We need to actively present a wider view of both our past and present to change the misconception people have about what we do. It may not be easy, however, given that even the landscape architects we consider stars have a tough time getting us the recognition we are looking for. Case in point: A recent edition of the CBS news program Sunday Morning revolved around the famed Miller House in Columbus, Indiana, designed by the architect Eero Saarinen. The talk was all “architect this, architect that,” but when it came to discussing the landscape, which is one of the landscape architect Dan Kiley’s masterpieces, it went something like this: “The garden was designed by Dan Kiley.” Period. I was thrilled to hear Kiley mentioned by name, but there was no hint of any professional association or credentials. It was as if this guy Kiley were the groundskeeper.
And so on. I realize that many of us have collected examples of such slights to our profession.
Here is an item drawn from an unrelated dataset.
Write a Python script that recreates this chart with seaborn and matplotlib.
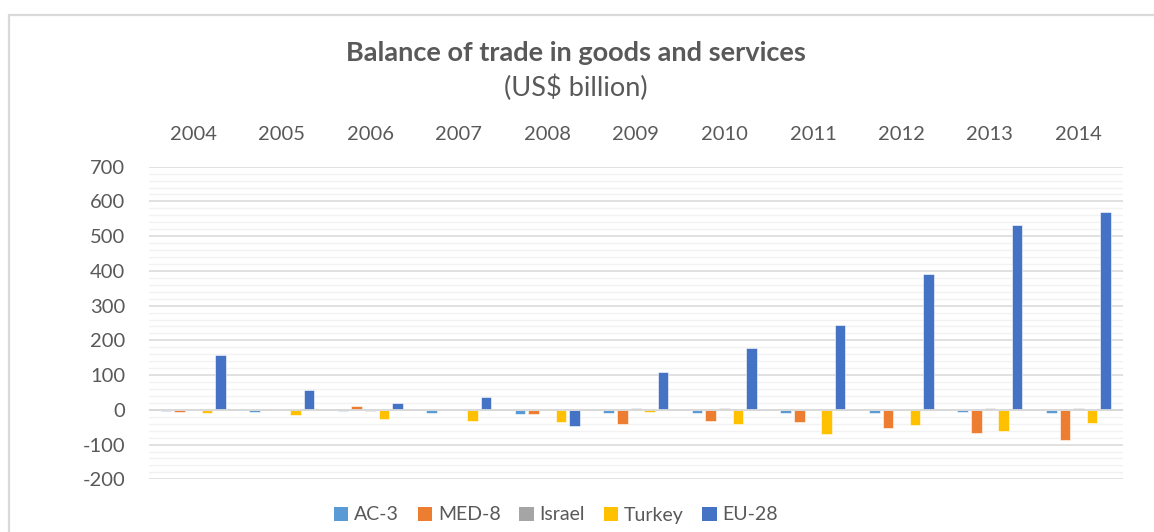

None of this is Olmsted’s fault. But we can’t just blame the media. We have a big responsibility in all of this, too.
When Michael Van Valkenburgh, FASLA, was recently elected into the prestigious American Academy of Arts and Sciences, joining the exalted ranks of fellow landscape architects Laurie Olin, FASLA, Thomas Church, Lawrence Halprin, and Olmsted, among many other luminaries, I barely heard a peep about it—even from within our own ranks. This is a huge deal, not only for Van Valkenburgh, but for all of us. The more accolades that an individual landscape architect gets, the more respect our whole profession receives.
Last August 17, a public awareness event organized by ASLA gave landscape architects across the country a platform for spreading the message that we are part of a thriving profession. It was, by all accounts, a big success. Another such event is being set up for this year, and I encourage all landscape architects to get involved in some way and brag on the work you are doing. That event will be held on April 26.
That’s Olmsted’s birthday.
Mark Hough, ASLA, is campus landscape architect at Duke Univeristy.